I am having trouble measuring the amplitude of a 97 MHz signal with an oscilloscope with a bandwidth of 100 MHz

Question

First, I designed a Colpitts oscillator with a frequency of around 94-97 MHz. I added a common emitter amplifier to the design to increase the output amplitude of the oscillator, then I connected the probe of the oscilloscope to the output and measured the amplitude of the signal with the oscilloscope.

When the probe is at 1x, the amplitude of the signal is 633 mV.

Here is the screenshot of the signal while the probe is at 1x:

When the probe is at 10x, the amplitude of the signal is around 380 mV.

Here is the screenshot of the signal while the probe is at 10x:

I'm not sure if the signal is measured correctly since the bandwidth of the oscilloscope and probes is 100MHz.

What is the actual amplitude of the signal?

If the measurement is correct when the probe is 10x, the amplitude of the signal should be 380mVx10=3.8V.

I am attaching the circuit diagram.

I recorded the operation of the circuit on video.I am testing the modulation in the video via a radio. There are also FFT and oscilloscope measurements of the modulation in the video.Please warn me if I have done something wrong.link is here https://drive.google.com/file/d/1YryFCI-n6-iACd4vVtxXLwiRebVg5j8W/view?usp=sharing

Answer 1

These are a few observations with assumptions due to lack of design details.

• 3dB DSO @ 100 MHz = 70.7% of signal or 30% attenuation

• 1:1 Probes can never be use >20 MHz due to cable capacitance 100 pF /m and ground inductance <10 nH/cm

• A 10: 1 probe calibrated, is always your best bet for RF for signals >= 20 MHz BUT the ground clip must be very short (<1") or never used and only with spring coil differential sig/gnd. on tip/ring

• output impedance = Rc is unknown but assumed low enough

• Most likely your signal is 3.8V/0.7 ~ 5.3Vpp with a 10V supply @ 30mA implies Rc < = 330 ohms

Although my design is simple, by changing your design specs, for Vpp, Zo, Imax and THD, you can get a decent square or sine wave by changing R ratios and bias for symmetry.
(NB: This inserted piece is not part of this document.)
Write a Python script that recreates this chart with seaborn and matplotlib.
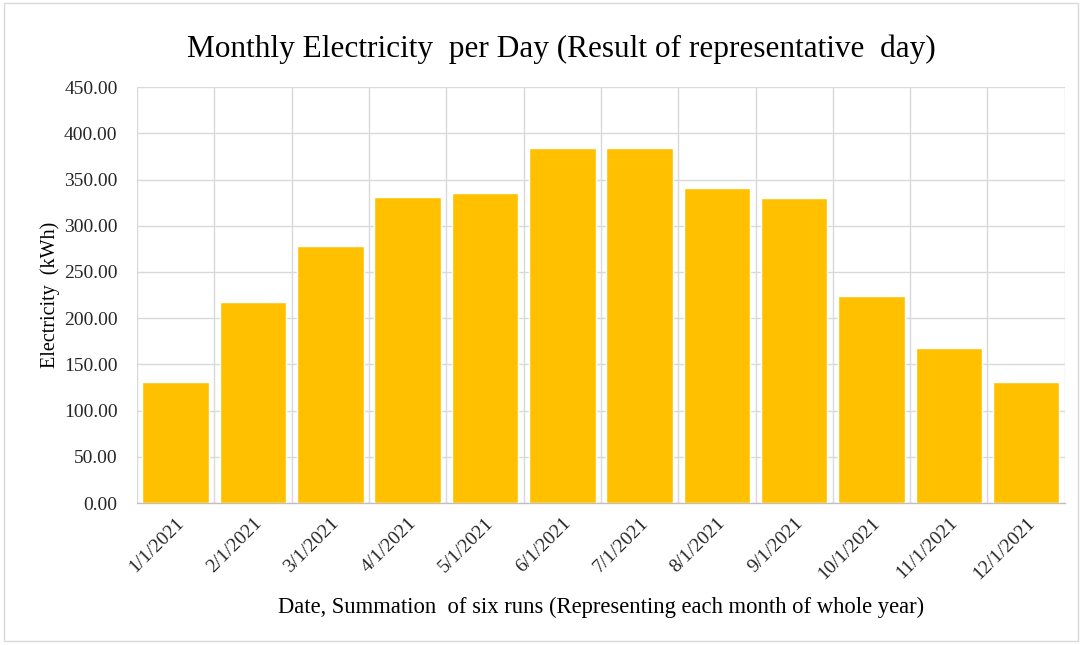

This one is > 9V square wave. with the right transistor and probe methods.

Answer 2

As people stated in the comments, the oscilloscope plus probe (x10 setting) -3dB bandwidth is 100MHz. Thus, at 97 MHz, which is very close to 100MHz, the amplitude could be down by 0.71 times (-3dB point).

At x1 setting, the input capacitance of your probe is likely to be in the 100pF range when coupled to an oscilloscope. Depending on your amplifier circuit (you don't show a schematic), you could be severely loading the amplifier output and causing extra loading on the oscillator circuit due to Miller capacitance of your output amplifier. Plus, at x1 setting, the bandwidth of the probe is likely to be around 10MHz (couldn't find any data on your probe, so numbers are from a Tektronix P6129B probe manual).

At x10 setting, the probe capacitance is like to be in the 18pF range which will provide less loading on the output of your amplifier. The x10 setting on your probe is likely to be more accurate, but since you are so close to the bandwidth of the measurement system, the output voltage is likely to be higher than 3.8V.

To make things more complicated, a x10 probe's impedance has a complex nature. The following image is the input impedance of a Tektronix P6105A 100MHz, x10 probe. You can see that the impedance at 100MHz is Rp=400 ohms in parallel with XCp=200 ohms (8pF). Thus, the x10 probe may have significant loading on your amplifier at 100MHz (depends on your amplifier design).

Tektronix P6105A probe impedance taken from the manual.

Answer 3

You are falling into the same trap I did: Help with 144Mhz small signal amplifier not amplifying

Main issue is the scope probe loads down the circuit. To avoid this I used a resistor divider and put the 10x probe on that and used that to measure the circuit, both input and output. This gave me a relative value that could be compared, and it was more accurate since the probe wasn't loading down the circuit.